§ Written instruction: Reproduce word for word the lines from the beginning of the entries to the line with "(-547,-563) rectangle (527,567);", both included, but none of the pictures.

-- start of Raw data --

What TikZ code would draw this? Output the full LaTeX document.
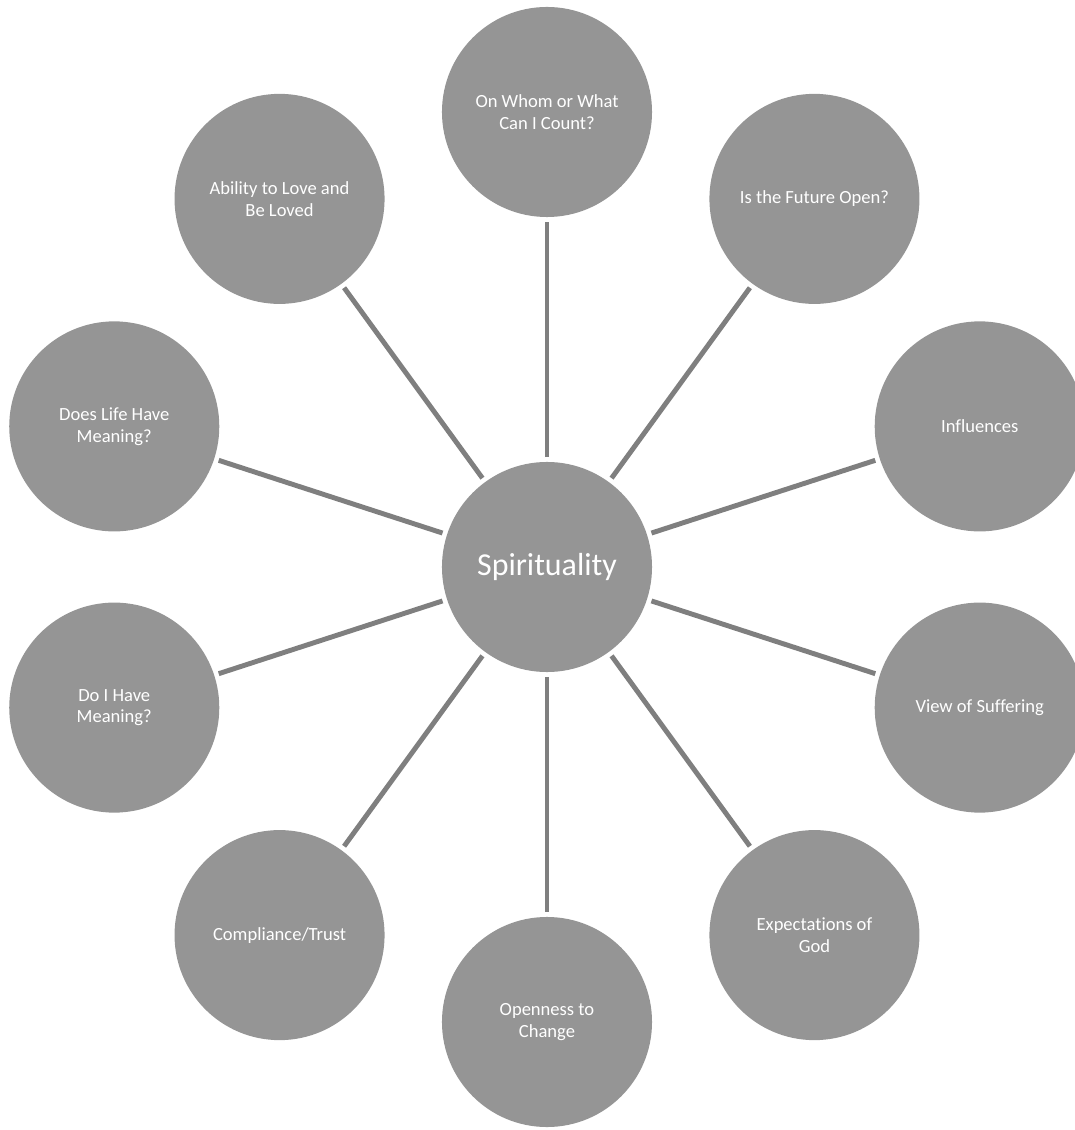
\documentclass[tikz,border=0pt]{standalone}
\usepackage{fontspec}
\setmainfont{Carlito}[Ligatures=NoCommon]
\definecolor{bubblegray}{RGB}{149,149,149}
\definecolor{spokegray}{RGB}{127,127,127}
\begin{document}
\begin{tikzpicture}[x=0.025cm,y=0.025cm,thick]

	\tikzstyle{bubble}=[shape=circle,fill=bubblegray,text=white,align=center,minimum size=5.25cm,inner sep=0pt,outer sep=0.12cm,font=\fontsize{13.2}{15.5}\selectfont]
	\tikzstyle{spoke}=[draw=spokegray,line width=3.5pt]

	\useasboundingbox (-547,-563) rectangle (527,567);

	\node[bubble,font=\fontsize{22.7}{27}\selectfont] (spirit) at (0,0) {Spirituality};

	\node[bubble] (count)   at (90:455)   {On Whom or What\\Can I Count?};
	\node[bubble] (future)  at (54:455)   {Is the Future Open?};
	\node[bubble] (influ)   at (18:455)   {Influences};
	\node[bubble] (suffer)  at (-18:455)  {View of Suffering};
	\node[bubble] (expect)  at (-54:455)  {Expectations of\\God};
	\node[bubble] (open)    at (-90:455)  {Openness to\\Change};
	\node[bubble] (comply)  at (-126:455) {Compliance/Trust};
	\node[bubble] (ihave)   at (-162:455) {Do I Have\\Meaning?};
	\node[bubble] (life)    at (162:455)  {Does Life Have\\Meaning?};
	\node[bubble] (love)    at (126:455)  {Ability to Love and\\Be Loved};

	\path[spoke] (spirit) edge (count)
				(spirit) edge (future)
				(spirit) edge (influ)
				(spirit) edge (suffer)
				(spirit) edge (expect)
				(spirit) edge (open)
				(spirit) edge (comply)
				(spirit) edge (ihave)
				(spirit) edge (life)
				(spirit) edge (love);

\end{tikzpicture}
\end{document}
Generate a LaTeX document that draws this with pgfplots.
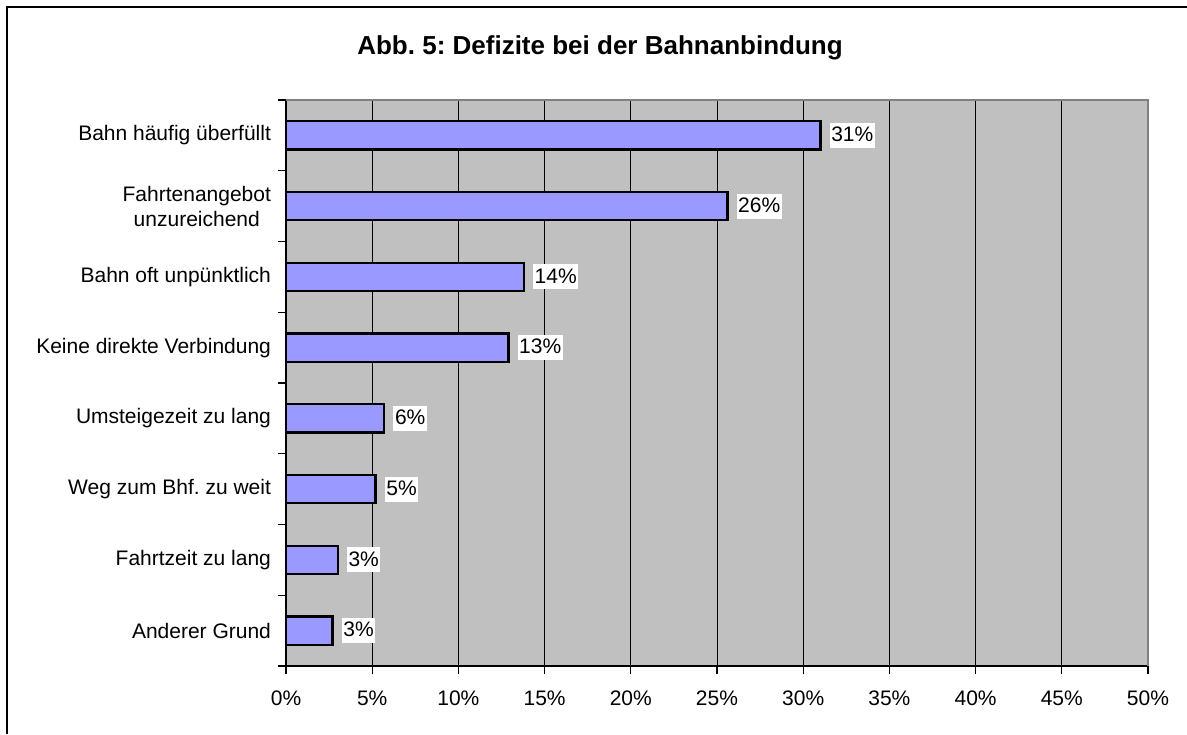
\documentclass[border=0pt]{standalone}
\usepackage{fontspec}
\setmainfont{Liberation Sans}
\usepackage{pgfplots}
\usepackage{pgfplotstable}
\pgfplotsset{compat=1.18}
\frenchspacing
\definecolor{barfill}{RGB}{153,153,255}
\definecolor{plotbg}{RGB}{192,192,192}
\definecolor{plotedge}{RGB}{128,128,128}

% y = category position (0 = bottom), x = share in percent, lab = printed value
\pgfplotstableread{
y x lab
7 31.0 31
6 25.6 26
5 13.8 14
4 12.9 13
3 5.7 6
2 5.2 5
1 3.0 3
0 2.7 3
}\deficits

\begin{document}
\begin{tikzpicture}
\useasboundingbox (0,0) rectangle (593.5pt,367pt);
\draw[line width=1pt] (3.5pt,0) -- (3.5pt,363.5pt) -- (593.5pt,363.5pt);
\node[font=\fontsize{13}{15}\selectfont\bfseries, anchor=base] at (300pt,339.5pt)
    {Abb. 5: Defizite bei der Bahnanbindung};
\begin{axis}[
    at={(143pt,34pt)}, anchor=south west,
    scale only axis, width=431pt, height=283pt,
    clip=false,
    xbar, bar width=0.4,
    xmin=0, xmax=50, ymin=-0.5, ymax=7.5,
    axis x line*=bottom, axis y line*=left,
    axis line style={line width=0.8pt},
    axis background/.style={fill=plotbg},
    tick align=outside, major tick length=4pt,
    tick style={black, line width=0.6pt},
    xtick={0,5,...,50},
    xticklabels={0\%,5\%,10\%,15\%,20\%,25\%,30\%,35\%,40\%,45\%,50\%},
    xmajorgrids, major grid style={black, line width=0.5pt},
    ytick={-0.5,0.5,...,7.5}, yticklabels={},
    extra y ticks={0,1,2,3,4,5,6,7},
    extra y tick labels={Anderer Grund, Fahrtzeit zu lang, Weg zum Bhf. zu weit,
        Umsteigezeit zu lang, Keine direkte Verbindung, Bahn oft unpünktlich,
        {Fahrtenangebot\\unzureichend}, Bahn häufig überfüllt},
    extra y tick style={tick style={draw=none}, yticklabel style={align=center}},
    tick label style={font=\fontsize{10.5}{12.5}\selectfont},
    xticklabel style={yshift=-5pt},
    point meta=explicit symbolic,
    nodes near coords={\pgfplotspointmeta\%},
    nodes near coords style={anchor=west, xshift=4pt, fill=white, text=black,
        inner xsep=0.8pt, inner ysep=0.9pt, text height=8.5pt, text depth=2.3pt,
        font=\fontsize{10.5}{12.5}\selectfont},
]
\addplot[fill=barfill, draw=black, line width=1.2pt] table[x=x, y=y, meta=lab] {\deficits};
\draw[plotedge, line width=0.8pt] (rel axis cs:0,1) -- (rel axis cs:1,1) -- (rel axis cs:1,0);
\end{axis}
\end{tikzpicture}
\end{document}
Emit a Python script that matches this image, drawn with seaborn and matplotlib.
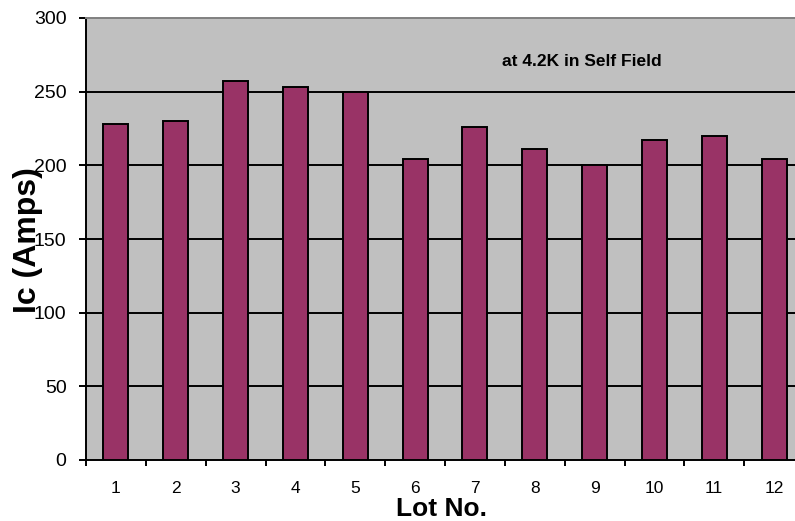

-- end of Raw data --

§ The reply:
What TikZ code would draw this? Output the full LaTeX document.
\documentclass[tikz,border=0pt]{standalone}
\usepackage{fontspec}
\setmainfont{Carlito}[Ligatures=NoCommon]
\definecolor{bubblegray}{RGB}{149,149,149}
\definecolor{spokegray}{RGB}{127,127,127}
\begin{document}
\begin{tikzpicture}[x=0.025cm,y=0.025cm,thick]

	\tikzstyle{bubble}=[shape=circle,fill=bubblegray,text=white,align=center,minimum size=5.25cm,inner sep=0pt,outer sep=0.12cm,font=\fontsize{13.2}{15.5}\selectfont]
	\tikzstyle{spoke}=[draw=spokegray,line width=3.5pt]

	\useasboundingbox (-547,-563) rectangle (527,567);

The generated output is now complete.